I guess that's all I got to say about this thread before it gets locked ;-P
 

brenda

Senior Member
Messages
2,270
Location
UK
Low carb high fat gave me, increased insulin resistance, gall bladder attacks, sick pancreas, weight gain and sugar cravings. High carb and very low fat, vegan is giving me my life back.
 

sb4

Senior Member
Messages
1,660
Location
United Kingdom
I have done some reading on this and have come to the conclusion that both ketosis and carbosis (v high carb, v low fat) can help insulin signaling and undoubtably a bunch of other proccess and thus cause our cells to burn energy healthly again. It's complicated but basically, both ketosis and carbosis mean you release minimal insulin and your cells only have to worry about one macro nutrient at a time. Mixed diets do not do this.

You can of course be perfectly healthy on a mixed diet but if you mess up your metabolism/insulin signaling/leptin/whatever somewhere along the line, then it appears going for one extreme or the other provides an enviroment for your body to correct the issue easier.

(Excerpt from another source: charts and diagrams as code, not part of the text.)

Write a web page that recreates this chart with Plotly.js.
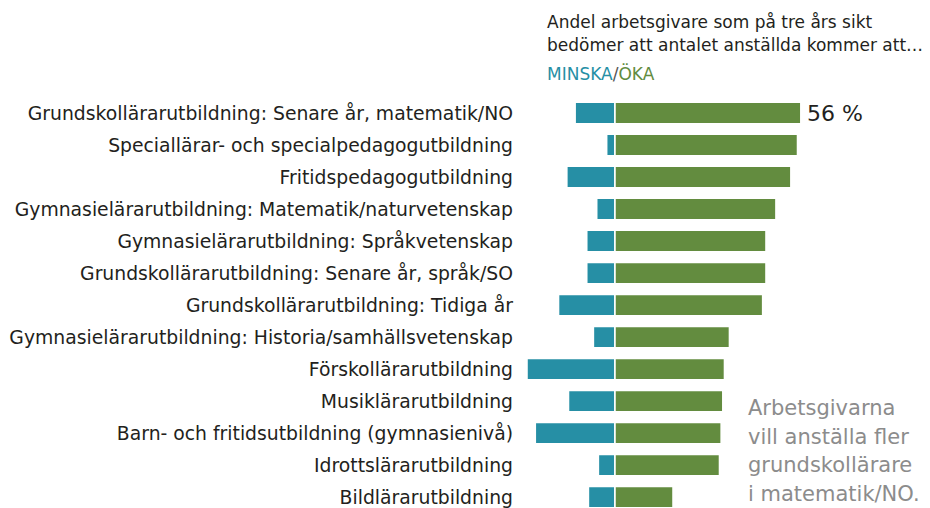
<!DOCTYPE html>
<html>
<head>
<meta charset="utf-8">
<script src="https://cdn.plot.ly/plotly-3.0.1.min.js"></script>
<style>html,body{margin:0;padding:0;background:#fff;}#chart{width:930px;height:508px;}</style>
</head>
<body>
<div id="chart"></div>
<script>
const categories = [
  "Grundskollärarutbildning: Senare år, matematik/NO",
  "Speciallärar- och specialpedagogutbildning",
  "Fritidspedagogutbildning",
  "Gymnasielärarutbildning: Matematik/naturvetenskap",
  "Gymnasielärarutbildning: Språkvetenskap",
  "Grundskollärarutbildning: Senare år, språk/SO",
  "Grundskollärarutbildning: Tidiga år",
  "Gymnasielärarutbildning: Historia/samhällsvetenskap",
  "Förskollärarutbildning",
  "Musiklärarutbildning",
  "Barn- och fritidsutbildning (gymnasienivå)",
  "Idrottslärarutbildning",
  "Bildlärarutbildning"
];
const minska = [12, 2.5, 14.5, 5.5, 8.5, 8.5, 17, 6.5, 26.5, 14, 24, 5, 8];
const oka = [56, 55, 53, 48.5, 45.5, 45.5, 44.5, 34.5, 33, 32.5, 32, 31.5, 17.5];
const titleLines = ["Andel arbetsgivare som på tre års sikt", "bedömer att antalet anställda kommer att…"];
const noteLines = ["Arbetsgivarna", "vill anställa fler", "grundskollärare", "i matematik/NO."];

const blue = "#268fa5";
const green = "#638c3f";
const font = "DejaVu Sans, Open Sans, sans-serif";

const traces = [
  {type: "bar", orientation: "h", y: categories, x: minska.map(v => -v),
   marker: {color: blue, line: {color: "#ffffff", width: 1.6}}, hoverinfo: "skip", name: "Minska"},
  {type: "bar", orientation: "h", y: categories, x: oka,
   marker: {color: green, line: {color: "#ffffff", width: 1.6}}, hoverinfo: "skip", name: "Öka"}
];

// plot area: x 520..930, y 97..508
const px = x => (x - 520) / 410;
const py = y => (508 - y) / 411;

const annotations = [
  {xref: "x", yref: "y", x: oka[0], y: categories[0], text: oka[0] + " %",
   showarrow: false, xanchor: "left", xshift: 4,
   font: {family: font, size: 22, color: "#231f20"}},
  {xref: "paper", yref: "paper", x: px(545), y: py(73),
   xanchor: "left", yanchor: "middle", showarrow: false,
   text: "<span style='color:" + blue + "'>MINSKA</span><span style='color:#555'>/</span><span style='color:" + green + "'>ÖKA</span>",
   font: {family: font, size: 17}}
];
titleLines.forEach((t, i) => annotations.push({
  xref: "paper", yref: "paper", x: px(545), y: py(22 + i * 23),
  xanchor: "left", yanchor: "middle", showarrow: false, text: t,
  font: {family: font, size: 17, color: "#231f20"}
}));
noteLines.forEach((t, i) => annotations.push({
  xref: "paper", yref: "paper", x: px(746), y: py(408 + i * 28.5),
  xanchor: "left", yanchor: "middle", showarrow: false, text: t,
  font: {family: font, size: 21, color: "#8c8c8c"}
}));

const layout = {
  width: 930, height: 508,
  margin: {l: 520, r: 0, t: 97, b: 0, pad: 0},
  paper_bgcolor: "#fff", plot_bgcolor: "#fff",
  barmode: "relative", bargap: 0.33,
  showlegend: false,
  font: {family: font, color: "#231f20"},
  xaxis: {
    range: [-28.6, 94.9], showgrid: false, showticklabels: false, ticks: "",
    zeroline: false, fixedrange: true
  },
  yaxis: {
    type: "category", range: [12.34, -0.5], showgrid: false, zeroline: false,
    ticks: "", ticklabelstandoff: 6,
    tickfont: {family: font, size: 18.8, color: "#231f20"}, fixedrange: true
  },
  annotations: annotations
};

Plotly.newPlot("chart", traces, layout, {staticPlot: true, displayModeBar: false});
</script>
</body>
</html>
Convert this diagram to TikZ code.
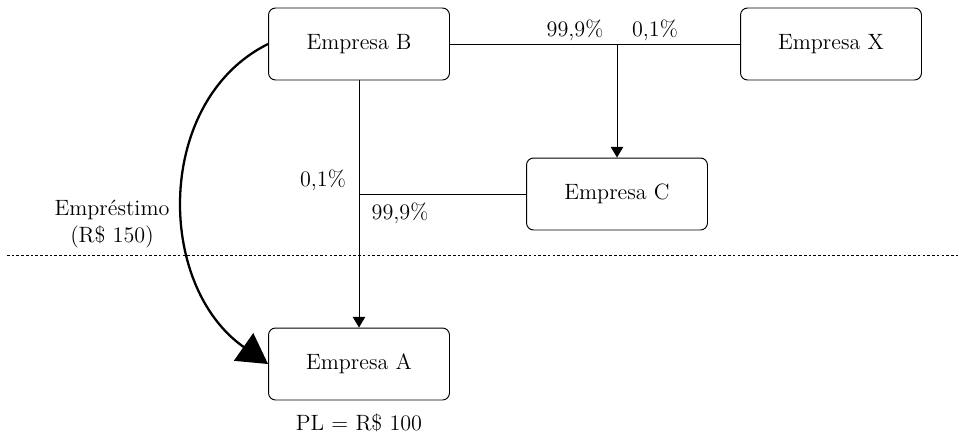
\documentclass[tikz,border=0pt]{standalone}
\usetikzlibrary{arrows.meta}
\begin{document}
\begin{tikzpicture}[x=0.02cm, y=-0.02cm, font=\fontsize{12.6}{15}\selectfont,
        empresa/.style={draw, rounded corners=4pt, line width=0.55pt, minimum width=3.62cm, minimum height=1.44cm},
        seta/.style={-{Triangle[length=6pt,width=7pt]}, line width=0.55pt},
        linha/.style={line width=0.55pt}]
            \useasboundingbox (0,0) rectangle (959,434);

            \node (B) at (359,44) [empresa] {Empresa B};
            \node (X) at (831,44) [empresa] {Empresa X};
            \node (C) at (617,194) [empresa] {Empresa C};
            \node (A) at (359,364) [empresa] {Empresa A};
            \node (PL) at (359,423) {PL = R\$ 100};

            \coordinate (J) at (617,44);
            \coordinate (K) at (359,194);

            \draw[linha] (B) -- (X);
            \draw[seta] (J) -- (C);
            \draw[seta] (B) -- (A);
            \draw[linha] (K) -- (C);

            \node (pBC) at (575,30) {99,9\%};
            \node (pXC) at (655,30) {0,1\%};
            \node (pBA) at (323,180) {0,1\%};
            \node (pCA) at (400,213) {99,9\%};

            % emprestimo de B para A
            \draw[line width=1.3pt, -{Triangle[length=17pt,width=19pt]}] (B.west) .. controls (155,100) and (155,285) .. (A.west);
            \node (E) at (112,224) [align=center] {Empréstimo\\(R\$ 150)};

            \coordinate (D1) at (7,255);
            \coordinate (D2) at (959,255);
            \draw[line width=0.55pt, dash pattern=on 1.5pt off 1.2pt] (D1) -- (D2);
        \end{tikzpicture}
\end{document}
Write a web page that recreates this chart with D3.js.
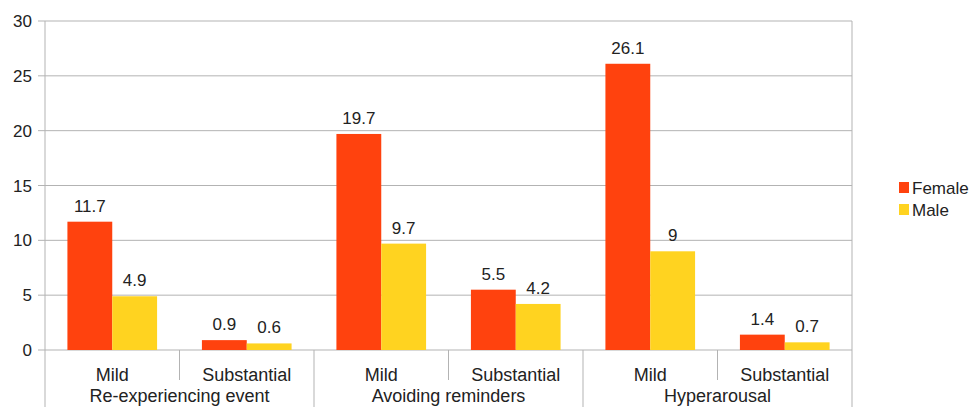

I also think this makes sense from an evolutionary perspective as I would assume that for most of evolution, we have been eating, fruit/starch, and meat separately. Meaning our bodies are used to dealing with one at a time.

The problem is we are all individual and are dealing with different forms of this disease. Every attempt of mine so far to go super high carb has caused a drastic worsening of POTS symptoms.

I would warn you, that if I'm right about this, you don't really want to be consuming much more than 10-15% fat with your meals as this is when your mito start generating a lot of ROS through reverse electron transport and your body starts treating it as a mixed meal.
 

ttt

Senior Member
Messages
101
Location
Santa Monica, CA
Thanx, sb4. So do you think that as long as macros are kept separate from each other (e.g., mostly carbs at breakfast, mostly fat/protein at lunch, mostly carbs at dinner, and a fat/protein bedtime snack), this would work optimally? Or do you think it's more useful to look at it in a bigger picture/overall diet way, where if you eat carbs, you shouldn't eat more than 10-15% fat in your diet overall? I do follow food combining rules pretty well, and that seems to help.
 

sb4

Senior Member
Messages
1,660
Location
United Kingdom
@ttt I think it's best to play it safe with doing the big picture (in your case high carb all day very low fat) as it gets complicated. For example if you eat a mixed meal, some/all(???) of that fat is stored in your intestines until your next meal (or bed time) when it is released into your blood for your body to deal with. The carbs on the other hand go into the blood straight away (or at least 1-2hrs after consumption.

This means if you had a high fat meal for breakfast then a high carb meal for dinner, the dinner meal would act like a mixed meal, potentially causing problems.

it is important to say that I haven't been able to properly test this theory due to my intolerance of carbs. But when you look at other peoples results, and the seemingly contradicting testimonies of high carbers vs high fatter, and the contradictory study results (high fat better vs high carb better, sat fat bad vs sat fat good) the contradictions start to disappear.